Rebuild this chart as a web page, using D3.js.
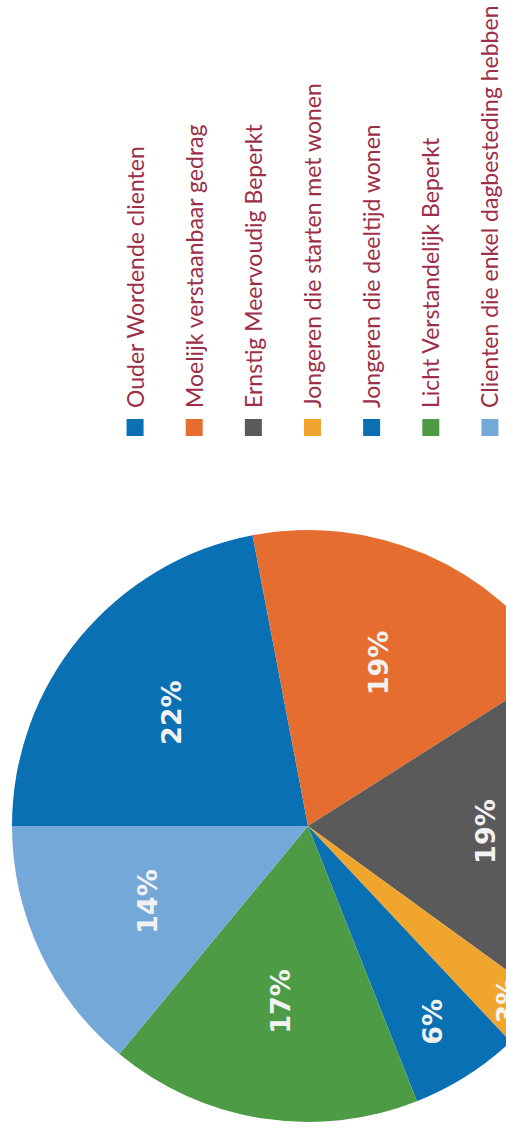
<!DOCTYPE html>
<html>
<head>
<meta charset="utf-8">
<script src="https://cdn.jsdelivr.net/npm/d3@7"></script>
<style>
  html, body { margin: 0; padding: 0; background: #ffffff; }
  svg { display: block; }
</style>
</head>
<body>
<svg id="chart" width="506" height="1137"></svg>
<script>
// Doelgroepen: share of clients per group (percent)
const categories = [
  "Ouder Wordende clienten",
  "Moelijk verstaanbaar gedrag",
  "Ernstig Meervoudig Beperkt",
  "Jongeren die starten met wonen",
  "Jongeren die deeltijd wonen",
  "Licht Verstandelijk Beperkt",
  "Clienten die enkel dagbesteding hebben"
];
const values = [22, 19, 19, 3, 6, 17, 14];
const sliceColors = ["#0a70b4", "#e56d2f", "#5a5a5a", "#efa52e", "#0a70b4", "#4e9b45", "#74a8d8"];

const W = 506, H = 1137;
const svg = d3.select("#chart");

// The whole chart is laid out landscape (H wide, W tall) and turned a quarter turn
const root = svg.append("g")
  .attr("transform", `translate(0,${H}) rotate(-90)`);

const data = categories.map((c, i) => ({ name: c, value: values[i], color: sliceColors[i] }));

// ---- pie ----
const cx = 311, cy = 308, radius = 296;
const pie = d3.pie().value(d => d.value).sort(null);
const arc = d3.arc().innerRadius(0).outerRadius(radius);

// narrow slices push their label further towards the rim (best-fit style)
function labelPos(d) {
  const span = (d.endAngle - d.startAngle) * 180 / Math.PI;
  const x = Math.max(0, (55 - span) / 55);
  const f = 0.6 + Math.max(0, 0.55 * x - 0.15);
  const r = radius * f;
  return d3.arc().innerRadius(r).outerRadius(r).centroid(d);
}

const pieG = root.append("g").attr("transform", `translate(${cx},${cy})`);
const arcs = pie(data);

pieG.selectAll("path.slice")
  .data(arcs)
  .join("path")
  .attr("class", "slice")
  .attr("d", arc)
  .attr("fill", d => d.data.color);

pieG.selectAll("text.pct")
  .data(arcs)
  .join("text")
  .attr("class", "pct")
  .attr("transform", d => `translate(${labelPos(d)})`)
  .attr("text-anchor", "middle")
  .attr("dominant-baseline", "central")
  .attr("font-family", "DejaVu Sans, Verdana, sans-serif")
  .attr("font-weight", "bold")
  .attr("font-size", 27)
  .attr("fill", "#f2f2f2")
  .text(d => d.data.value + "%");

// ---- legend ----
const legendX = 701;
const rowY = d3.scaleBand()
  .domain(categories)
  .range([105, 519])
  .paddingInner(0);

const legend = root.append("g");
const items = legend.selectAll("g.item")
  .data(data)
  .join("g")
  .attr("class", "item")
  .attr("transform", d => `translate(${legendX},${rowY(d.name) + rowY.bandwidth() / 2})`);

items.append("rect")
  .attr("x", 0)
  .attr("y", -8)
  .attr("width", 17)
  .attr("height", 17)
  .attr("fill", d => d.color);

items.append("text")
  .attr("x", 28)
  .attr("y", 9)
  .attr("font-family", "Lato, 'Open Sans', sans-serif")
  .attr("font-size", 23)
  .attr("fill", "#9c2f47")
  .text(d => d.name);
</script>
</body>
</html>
__________________________________________________
- What is expected -
Pictures are excluded; output everything else in the data verbatim.

- The answer -
Rebuild this chart as a web page, using D3.js.
<!DOCTYPE html>
<html>
<head>
<meta charset="utf-8">
<script src="https://cdn.jsdelivr.net/npm/d3@7"></script>
<style>
  html, body { margin: 0; padding: 0; background: #ffffff; }
  svg { display: block; }
</style>
</head>
<body>
<svg id="chart" width="506" height="1137"></svg>
<script>
// Doelgroepen: share of clients per group (percent)
const categories = [
  "Ouder Wordende clienten",
  "Moelijk verstaanbaar gedrag",
  "Ernstig Meervoudig Beperkt",
  "Jongeren die starten met wonen",
  "Jongeren die deeltijd wonen",
  "Licht Verstandelijk Beperkt",
  "Clienten die enkel dagbesteding hebben"
];
const values = [22, 19, 19, 3, 6, 17, 14];
const sliceColors = ["#0a70b4", "#e56d2f", "#5a5a5a", "#efa52e", "#0a70b4", "#4e9b45", "#74a8d8"];

const W = 506, H = 1137;
const svg = d3.select("#chart");

// The whole chart is laid out landscape (H wide, W tall) and turned a quarter turn
const root = svg.append("g")
  .attr("transform", `translate(0,${H}) rotate(-90)`);

const data = categories.map((c, i) => ({ name: c, value: values[i], color: sliceColors[i] }));

// ---- pie ----
const cx = 311, cy = 308, radius = 296;
const pie = d3.pie().value(d => d.value).sort(null);
const arc = d3.arc().innerRadius(0).outerRadius(radius);

// narrow slices push their label further towards the rim (best-fit style)
function labelPos(d) {
  const span = (d.endAngle - d.startAngle) * 180 / Math.PI;
  const x = Math.max(0, (55 - span) / 55);
  const f = 0.6 + Math.max(0, 0.55 * x - 0.15);
  const r = radius * f;
  return d3.arc().innerRadius(r).outerRadius(r).centroid(d);
}

const pieG = root.append("g").attr("transform", `translate(${cx},${cy})`);
const arcs = pie(data);

pieG.selectAll("path.slice")
  .data(arcs)
  .join("path")
  .attr("class", "slice")
  .attr("d", arc)
  .attr("fill", d => d.data.color);

pieG.selectAll("text.pct")
  .data(arcs)
  .join("text")
  .attr("class", "pct")
  .attr("transform", d => `translate(${labelPos(d)})`)
  .attr("text-anchor", "middle")
  .attr("dominant-baseline", "central")
  .attr("font-family", "DejaVu Sans, Verdana, sans-serif")
  .attr("font-weight", "bold")
  .attr("font-size", 27)
  .attr("fill", "#f2f2f2")
  .text(d => d.data.value + "%");

// ---- legend ----
const legendX = 701;
const rowY = d3.scaleBand()
  .domain(categories)
  .range([105, 519])
  .paddingInner(0);

const legend = root.append("g");
const items = legend.selectAll("g.item")
  .data(data)
  .join("g")
  .attr("class", "item")
  .attr("transform", d => `translate(${legendX},${rowY(d.name) + rowY.bandwidth() / 2})`);

items.append("rect")
  .attr("x", 0)
  .attr("y", -8)
  .attr("width", 17)
  .attr("height", 17)
  .attr("fill", d => d.color);

items.append("text")
  .attr("x", 28)
  .attr("y", 9)
  .attr("font-family", "Lato, 'Open Sans', sans-serif")
  .attr("font-size", 23)
  .attr("fill", "#9c2f47")
  .text(d => d.name);
</script>
</body>
</html>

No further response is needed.